- _The exercise_
Leave the pictures out, and retype all of the material exactly as written.

— Start Data section —

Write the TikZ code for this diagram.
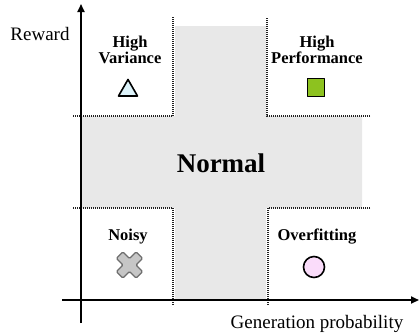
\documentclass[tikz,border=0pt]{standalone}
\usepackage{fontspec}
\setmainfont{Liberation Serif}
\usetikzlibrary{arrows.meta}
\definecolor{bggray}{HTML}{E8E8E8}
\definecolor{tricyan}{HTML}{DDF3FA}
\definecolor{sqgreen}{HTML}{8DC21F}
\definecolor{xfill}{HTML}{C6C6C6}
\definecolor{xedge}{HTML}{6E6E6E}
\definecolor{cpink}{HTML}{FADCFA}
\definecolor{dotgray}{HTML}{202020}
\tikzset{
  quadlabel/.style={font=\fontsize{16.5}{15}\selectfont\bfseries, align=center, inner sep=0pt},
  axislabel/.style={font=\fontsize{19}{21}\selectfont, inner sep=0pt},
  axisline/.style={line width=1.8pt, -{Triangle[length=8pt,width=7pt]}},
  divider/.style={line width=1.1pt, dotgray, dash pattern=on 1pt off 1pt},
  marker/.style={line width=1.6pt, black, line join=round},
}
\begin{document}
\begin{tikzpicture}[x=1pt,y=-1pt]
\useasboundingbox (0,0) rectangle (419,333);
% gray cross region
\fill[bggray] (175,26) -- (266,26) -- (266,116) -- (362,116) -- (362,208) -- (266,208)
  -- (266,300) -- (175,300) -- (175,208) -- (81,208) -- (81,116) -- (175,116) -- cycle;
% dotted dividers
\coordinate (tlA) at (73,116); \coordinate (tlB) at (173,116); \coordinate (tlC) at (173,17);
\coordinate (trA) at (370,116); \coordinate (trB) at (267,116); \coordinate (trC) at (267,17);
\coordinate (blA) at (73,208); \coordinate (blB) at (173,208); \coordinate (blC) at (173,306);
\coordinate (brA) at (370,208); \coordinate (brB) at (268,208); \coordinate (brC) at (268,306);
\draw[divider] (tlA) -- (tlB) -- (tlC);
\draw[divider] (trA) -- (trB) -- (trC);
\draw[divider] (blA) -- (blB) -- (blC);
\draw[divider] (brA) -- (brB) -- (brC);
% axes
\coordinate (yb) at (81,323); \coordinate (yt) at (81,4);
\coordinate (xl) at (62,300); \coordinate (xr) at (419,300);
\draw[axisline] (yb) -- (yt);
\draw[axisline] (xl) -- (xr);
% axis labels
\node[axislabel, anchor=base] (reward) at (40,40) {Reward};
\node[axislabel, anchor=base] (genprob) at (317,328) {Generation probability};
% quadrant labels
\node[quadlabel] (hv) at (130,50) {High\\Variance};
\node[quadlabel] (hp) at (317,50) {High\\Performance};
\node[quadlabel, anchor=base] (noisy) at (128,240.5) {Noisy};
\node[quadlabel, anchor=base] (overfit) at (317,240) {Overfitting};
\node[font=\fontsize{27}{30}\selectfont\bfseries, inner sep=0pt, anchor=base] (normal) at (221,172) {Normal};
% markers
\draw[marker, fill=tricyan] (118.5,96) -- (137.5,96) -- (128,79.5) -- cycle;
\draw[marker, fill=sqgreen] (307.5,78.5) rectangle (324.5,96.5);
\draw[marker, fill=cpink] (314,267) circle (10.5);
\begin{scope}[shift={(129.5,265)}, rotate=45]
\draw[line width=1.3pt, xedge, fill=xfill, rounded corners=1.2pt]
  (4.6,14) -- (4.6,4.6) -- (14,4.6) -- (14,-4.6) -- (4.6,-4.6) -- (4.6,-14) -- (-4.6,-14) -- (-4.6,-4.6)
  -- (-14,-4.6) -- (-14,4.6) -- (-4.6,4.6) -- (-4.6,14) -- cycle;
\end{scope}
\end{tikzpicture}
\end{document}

— End Data section —

- _Reply_
Write the TikZ code for this diagram.
\documentclass[tikz,border=0pt]{standalone}
\usepackage{fontspec}
\setmainfont{Liberation Serif}
\usetikzlibrary{arrows.meta}
\definecolor{bggray}{HTML}{E8E8E8}
\definecolor{tricyan}{HTML}{DDF3FA}
\definecolor{sqgreen}{HTML}{8DC21F}
\definecolor{xfill}{HTML}{C6C6C6}
\definecolor{xedge}{HTML}{6E6E6E}
\definecolor{cpink}{HTML}{FADCFA}
\definecolor{dotgray}{HTML}{202020}
\tikzset{
  quadlabel/.style={font=\fontsize{16.5}{15}\selectfont\bfseries, align=center, inner sep=0pt},
  axislabel/.style={font=\fontsize{19}{21}\selectfont, inner sep=0pt},
  axisline/.style={line width=1.8pt, -{Triangle[length=8pt,width=7pt]}},
  divider/.style={line width=1.1pt, dotgray, dash pattern=on 1pt off 1pt},
  marker/.style={line width=1.6pt, black, line join=round},
}
\begin{document}
\begin{tikzpicture}[x=1pt,y=-1pt]
\useasboundingbox (0,0) rectangle (419,333);
% gray cross region
\fill[bggray] (175,26) -- (266,26) -- (266,116) -- (362,116) -- (362,208) -- (266,208)
  -- (266,300) -- (175,300) -- (175,208) -- (81,208) -- (81,116) -- (175,116) -- cycle;
% dotted dividers
\coordinate (tlA) at (73,116); \coordinate (tlB) at (173,116); \coordinate (tlC) at (173,17);
\coordinate (trA) at (370,116); \coordinate (trB) at (267,116); \coordinate (trC) at (267,17);
\coordinate (blA) at (73,208); \coordinate (blB) at (173,208); \coordinate (blC) at (173,306);
\coordinate (brA) at (370,208); \coordinate (brB) at (268,208); \coordinate (brC) at (268,306);
\draw[divider] (tlA) -- (tlB) -- (tlC);
\draw[divider] (trA) -- (trB) -- (trC);
\draw[divider] (blA) -- (blB) -- (blC);
\draw[divider] (brA) -- (brB) -- (brC);
% axes
\coordinate (yb) at (81,323); \coordinate (yt) at (81,4);
\coordinate (xl) at (62,300); \coordinate (xr) at (419,300);
\draw[axisline] (yb) -- (yt);
\draw[axisline] (xl) -- (xr);
% axis labels
\node[axislabel, anchor=base] (reward) at (40,40) {Reward};
\node[axislabel, anchor=base] (genprob) at (317,328) {Generation probability};
% quadrant labels
\node[quadlabel] (hv) at (130,50) {High\\Variance};
\node[quadlabel] (hp) at (317,50) {High\\Performance};
\node[quadlabel, anchor=base] (noisy) at (128,240.5) {Noisy};
\node[quadlabel, anchor=base] (overfit) at (317,240) {Overfitting};
\node[font=\fontsize{27}{30}\selectfont\bfseries, inner sep=0pt, anchor=base] (normal) at (221,172) {Normal};
% markers
\draw[marker, fill=tricyan] (118.5,96) -- (137.5,96) -- (128,79.5) -- cycle;
\draw[marker, fill=sqgreen] (307.5,78.5) rectangle (324.5,96.5);
\draw[marker, fill=cpink] (314,267) circle (10.5);
\begin{scope}[shift={(129.5,265)}, rotate=45]
\draw[line width=1.3pt, xedge, fill=xfill, rounded corners=1.2pt]
  (4.6,14) -- (4.6,4.6) -- (14,4.6) -- (14,-4.6) -- (4.6,-4.6) -- (4.6,-14) -- (-4.6,-14) -- (-4.6,-4.6)
  -- (-14,-4.6) -- (-14,4.6) -- (-4.6,4.6) -- (-4.6,14) -- cycle;
\end{scope}
\end{tikzpicture}
\end{document}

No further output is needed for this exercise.